Namun, sayangnya aku tidak menikmati terlalu lama kebahagiaan dan kebanggaanku itu. Kini aku merasa hampa hidup dalam gemilang kesemarakan Badan Bahasa. Kini aku hanya bisa duduk di belakang meja, menulis tulisan yang tidak bermutu.
Oh kakakku Kartini… aku ingin Engkau tahu bahwa aku ingin selalu dapat hadir di kantor tepat waktu, pukul 07.30, seperti pegawai lain. Aku ingin Engkau tahu bahwa aku ingin menulis makalah berkualitas yang menghasilkan poin tinggi untuk penilaian LIPI. Aku ingin Engkau tahu bahwa aku ingin meraih cita-citaku menjadi pengajar bahasa Indonesia di negeri orang. Aku ingin Engkau tahu bahwa aku juga ingin jadi karyawan sehat, ikut senam yoga, dan ikut senam aerobik agar bisa ikut lomba senam sehat, lomba gerak jalan, dan lomba-lomba lain.
Teringat ceritamu dulu, kisah perempuan pingitan itu ….
Gadis itu kini telah berusia 12,5 tahun. Waktu telah tiba baginya untuk mengucap selamat tinggal pada masa kanak-kanak. Dan meninggalkan bangku sekolah, tempat dimana ia ingin terus tinggal. Meninggalkan sahabat-sahabat Eropah-nya, di tengah mana ia selalu ingin terus berada.
Ia tahu, sangat tahu bahkan, pintu sekolah yang memberinya kesenangan yang tak berkeputusan telah tertutup baginya. Berpisah dengan gurunya yang telah mengucap kata perpisahan yang begitu manis. Berpisah dengan teman-teman yang menjabat tangannya erat-erat dengan air mata berlinangan.
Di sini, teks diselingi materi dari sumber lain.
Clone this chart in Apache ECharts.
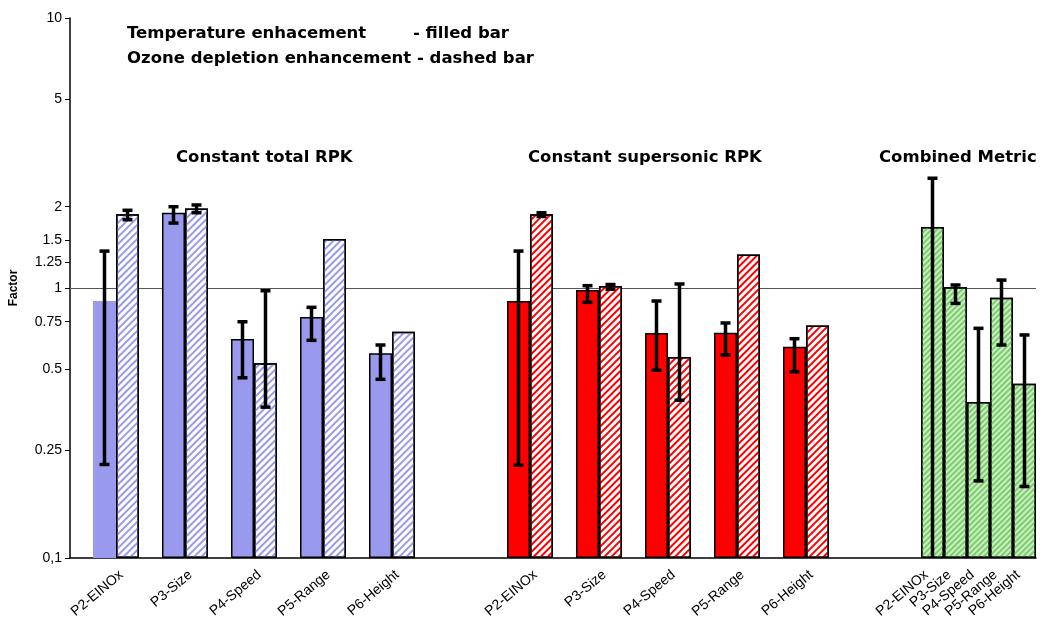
<!DOCTYPE html>
<html>
<head>
<meta charset="utf-8">
<script src="https://cdn.jsdelivr.net/npm/echarts@6/dist/echarts.min.js"></script>
<style>html,body{margin:0;padding:0;background:#fff}#c{width:1045px;height:635px}</style>
</head>
<body>
<div id="c"></div>
<script>
// values per parameter P2..P6
var params = ['P2-EINOx', 'P3-Size', 'P4-Speed', 'P5-Range', 'P6-Height'];
var totTemp = [0.895, 1.90, 0.647, 0.781, 0.573];
var totTempLo = [0.222, 1.74, 0.465, 0.64, 0.459];
var totTempHi = [1.37, 2.0, 0.75, 0.848, 0.615];
var totOzone = [1.875, 1.97, 0.526, 1.518, 0.689];
var totOzoneLo = [1.79, 1.9, 0.362, null, null];
var totOzoneHi = [1.94, 2.03, 0.977, null, null];
var supTemp = [0.895, 0.983, 0.681, 0.683, 0.606];
var supTempLo = [0.221, 0.885, 0.496, 0.565, 0.49];
var supTempHi = [1.37, 1.02, 0.895, 0.742, 0.649];
var supOzone = [1.875, 1.017, 0.555, 1.33, 0.727];
var supOzoneLo = [1.84, 0.99, 0.384, null, null];
var supOzoneHi = [1.90, 1.03, 1.035, null, null];
var comb = [1.683, 1.006, 0.378, 0.921, 0.442];
var combLo = [0.097, 0.877, 0.193, 0.615, 0.184];
var combHi = [2.55, 1.026, 0.709, 1.07, 0.67];
var yTicks = [0.1, 0.25, 0.5, 0.75, 1, 1.25, 1.5, 2, 5, 10];

var N = 42, G1 = 1, G2 = 19, G3 = 37;
function t(v){ return Math.log10(v) + 1; }
var cats = [], labels = {};
for (var i = 0; i < N; i++) { cats.push(i); }
params.forEach(function(p, k){
  labels[G1 + 3*k + 1] = p;
  labels[G2 + 3*k + 1] = p;
  labels[G3 + k] = p;
});
function blank(){ var a = []; for (var i = 0; i < N; i++) a.push(null); return a; }
var blueF = blank(), blueH = blank(), redF = blank(), redH = blank(), greenH = blank(), errs = [];
function addErr(x, lo, hi){ if (lo != null) errs.push([x, t(Math.max(lo, 0.1)), t(hi), lo < 0.1 ? 1 : 0]); }
for (var k = 0; k < 5; k++) {
  var a = G1 + 3*k, b = G2 + 3*k;
  blueF[a] = t(totTemp[k]); blueH[a+1] = t(totOzone[k]);
  redF[b] = t(supTemp[k]); redH[b+1] = t(supOzone[k]);
  greenH[G3 + k] = t(comb[k]);
  addErr(a, totTempLo[k], totTempHi[k]); addErr(a+1, totOzoneLo[k], totOzoneHi[k]);
  addErr(b, supTempLo[k], supTempHi[k]); addErr(b+1, supOzoneLo[k], supOzoneHi[k]);
  addErr(G3 + k, combLo[k], combHi[k]);
}
// first filled blue bar has no outline in the original
blueF[G1] = {value: blueF[G1], itemStyle: {borderWidth: 0}};

function hatch(gap, col){
  return {symbol: 'rect', symbolSize: 1, dashArrayX: [[1, 0]], dashArrayY: [2, gap], rotation: -Math.PI/4, color: col};
}
function barS(data, color, decal){
  var st = {color: color, borderColor: '#000', borderWidth: 1.5};
  if (decal) st.decal = decal;
  return {type: 'bar', data: data, barWidth: '100%', barGap: '-100%', z: 2, itemStyle: st, silent: true};
}
var F = 'bold 16.5px DejaVu Sans';

var chart = echarts.init(document.getElementById('c'));
chart.setOption({
  animation: false,
  grid: {left: 70, right: 9, top: 18, bottom: 77},
  xAxis: {
    type: 'category', data: cats,
    axisLine: {lineStyle: {color: '#000', width: 1.5}},
    axisTick: {interval: 0, alignWithLabel: false, lineStyle: {color: '#888'}, length: 5},
    axisLabel: {interval: 0, rotate: 40, margin: 10, padding: [0, 8, 0, 0], fontFamily: 'Liberation Sans', fontSize: 14, color: '#000',
      formatter: function(v){ return labels[v] || ''; }}
  },
  yAxis: {
    type: 'value', min: 0, max: 2,
    name: 'Factor', nameLocation: 'middle', nameGap: 50, nameRotate: 90,
    nameTextStyle: {fontFamily: 'Liberation Sans', fontWeight: 'bold', fontSize: 12, color: '#000'},
    axisLine: {show: true, lineStyle: {color: '#000', width: 1.5}},
    axisTick: {show: true, customValues: yTicks.map(t), length: 5, lineStyle: {color: '#000'}},
    splitLine: {show: false},
    axisLabel: {customValues: yTicks.map(t), fontFamily: 'Liberation Sans', fontSize: 14, color: '#000', margin: 8,
      formatter: function(v){ var r = Math.pow(10, v - 1); r = Math.round(r*100)/100; return r === 0.1 ? '0,1' : String(r); }}
  },
  series: [
    barS(blueF, '#9999ee', null),
    barS(blueH, '#ffffff', hatch(3, '#9999ee')),
    barS(redF, '#ff0000', null),
    barS(redH, '#ffffff', hatch(3, '#ff0000')),
    Object.assign(barS(greenH, '#c8f0c0', hatch(2, '#7fcc70')), {
      markLine: {silent: true, symbol: 'none', label: {show: false}, z: 1,
        lineStyle: {color: '#555', width: 1, type: 'solid'}, data: [{yAxis: 1}]}
    }),
    {
      type: 'custom', data: errs, z: 5, silent: true, clip: true,
      renderItem: function(params, api){
        var x = api.value(0), lo = api.coord([x, api.value(1)]), hi = api.coord([x, api.value(2)]);
        var w = 5, st = {stroke: '#000', lineWidth: 3.5};
        var ch = [
          {type: 'line', shape: {x1: lo[0], y1: lo[1], x2: hi[0], y2: hi[1]}, style: st},
          {type: 'line', shape: {x1: hi[0]-w, y1: hi[1], x2: hi[0]+w, y2: hi[1]}, style: st}
        ];
        if (!api.value(3)) ch.push({type: 'line', shape: {x1: lo[0]-w, y1: lo[1], x2: lo[0]+w, y2: lo[1]}, style: st});
        return {type: 'group', children: ch};
      }
    }
  ],
  graphic: [
    {type: 'text', left: 127, top: 25, style: {text: 'Temperature enhacement', font: F, fill: '#000'}},
    {type: 'text', left: 413, top: 25, style: {text: '- filled bar', font: F, fill: '#000'}},
    {type: 'text', left: 127, top: 50, style: {text: 'Ozone depletion enhancement - dashed bar', font: F, fill: '#000'}},
    {type: 'text', left: 176, top: 149, style: {text: 'Constant total RPK', font: F, fill: '#000'}},
    {type: 'text', left: 528, top: 149, style: {text: 'Constant supersonic RPK', font: F, fill: '#000'}},
    {type: 'text', left: 879, top: 149, style: {text: 'Combined Metric', font: F, fill: '#000'}}
  ]
});
</script>
</body>
</html>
Dengan menangis-nangis ia memohon kepada ayahnya agar diijinkan untuk turut bersama abang-abangnya meneruskan sekolah ke HBS di Semarang. Ia berjanji akan belajar sekuat tenaga agar tidak mengecewakan orang tuanya. Ia berlutut dan menatap wajah ayahnya. Dengan berdebar-debar ia menanti jawab ayahnya yang kemudian dengan penuh kasih sayang membelai rambutnya yang hitam.
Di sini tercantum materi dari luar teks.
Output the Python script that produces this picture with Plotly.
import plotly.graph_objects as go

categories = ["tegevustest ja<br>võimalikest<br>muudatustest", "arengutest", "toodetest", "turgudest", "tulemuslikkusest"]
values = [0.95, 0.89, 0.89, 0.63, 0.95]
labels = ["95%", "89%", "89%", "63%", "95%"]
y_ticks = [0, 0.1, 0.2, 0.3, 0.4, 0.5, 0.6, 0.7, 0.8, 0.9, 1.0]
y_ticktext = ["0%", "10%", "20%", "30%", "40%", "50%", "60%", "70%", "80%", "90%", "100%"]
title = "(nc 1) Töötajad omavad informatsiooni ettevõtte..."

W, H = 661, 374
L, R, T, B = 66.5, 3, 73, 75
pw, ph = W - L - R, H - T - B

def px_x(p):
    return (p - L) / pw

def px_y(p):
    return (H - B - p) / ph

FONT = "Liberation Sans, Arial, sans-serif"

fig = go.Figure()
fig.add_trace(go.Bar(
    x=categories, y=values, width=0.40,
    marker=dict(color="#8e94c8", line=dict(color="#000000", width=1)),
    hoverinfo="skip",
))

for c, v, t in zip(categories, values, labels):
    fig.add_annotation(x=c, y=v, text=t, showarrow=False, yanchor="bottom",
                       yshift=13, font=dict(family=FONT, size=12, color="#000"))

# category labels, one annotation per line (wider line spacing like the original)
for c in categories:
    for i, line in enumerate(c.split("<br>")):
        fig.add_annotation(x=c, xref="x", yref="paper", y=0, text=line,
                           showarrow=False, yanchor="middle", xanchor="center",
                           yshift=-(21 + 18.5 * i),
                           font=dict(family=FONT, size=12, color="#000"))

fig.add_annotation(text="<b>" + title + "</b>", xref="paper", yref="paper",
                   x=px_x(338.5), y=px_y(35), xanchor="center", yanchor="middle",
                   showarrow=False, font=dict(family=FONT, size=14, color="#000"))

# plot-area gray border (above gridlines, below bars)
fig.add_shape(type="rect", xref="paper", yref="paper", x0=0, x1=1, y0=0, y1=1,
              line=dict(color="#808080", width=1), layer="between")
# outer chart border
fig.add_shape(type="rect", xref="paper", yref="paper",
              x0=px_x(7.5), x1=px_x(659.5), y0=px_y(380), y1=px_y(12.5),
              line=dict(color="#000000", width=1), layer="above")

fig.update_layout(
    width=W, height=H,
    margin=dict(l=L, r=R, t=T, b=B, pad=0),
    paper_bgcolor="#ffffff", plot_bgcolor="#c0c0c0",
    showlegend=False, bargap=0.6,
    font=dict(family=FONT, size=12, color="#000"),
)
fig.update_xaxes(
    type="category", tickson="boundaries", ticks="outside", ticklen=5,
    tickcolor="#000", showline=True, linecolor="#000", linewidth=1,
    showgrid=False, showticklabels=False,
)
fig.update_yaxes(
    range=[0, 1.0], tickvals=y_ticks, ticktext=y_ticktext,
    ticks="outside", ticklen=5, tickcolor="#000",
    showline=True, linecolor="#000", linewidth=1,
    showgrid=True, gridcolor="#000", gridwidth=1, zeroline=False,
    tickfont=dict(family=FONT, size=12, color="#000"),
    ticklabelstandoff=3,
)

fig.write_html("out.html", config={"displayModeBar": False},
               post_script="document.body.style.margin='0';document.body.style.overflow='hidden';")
‘Tidak!’ jawab ayahnya lirih dan tegas.
Ia terperanjat. Ia tahu apa arti ‘tidak’ dari ayahnya.
Ia berlari. Ia bersembunyi di kolong tempat tidur. Ia hanya ingin sendiri dengan kesedihannya.
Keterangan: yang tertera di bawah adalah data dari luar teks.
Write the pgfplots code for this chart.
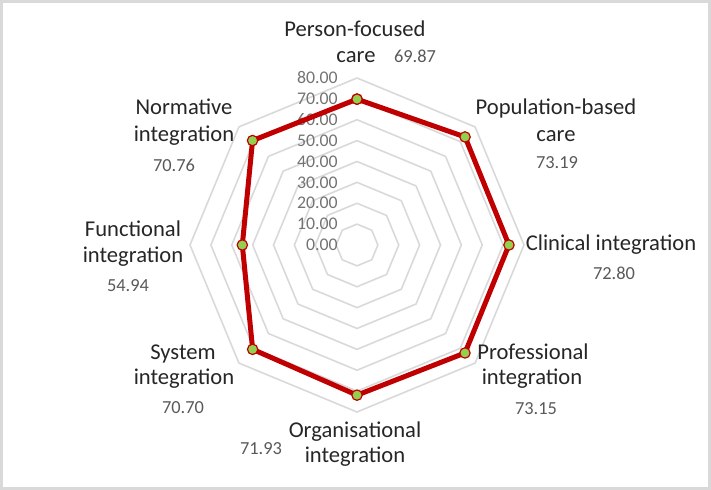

Dan menangis tak berkeputusan.
Telah berlalu! Semuanya telah berlalu! Pintu sekolah telah tertutup di belakangnya dan rumah ayah menerimanya dengan penuh kasih sayang. Rumah itu besar. Halamannya pun luas sekali. Tetapi begitu tebal dan tinggi tembok yang mengelilinginya.”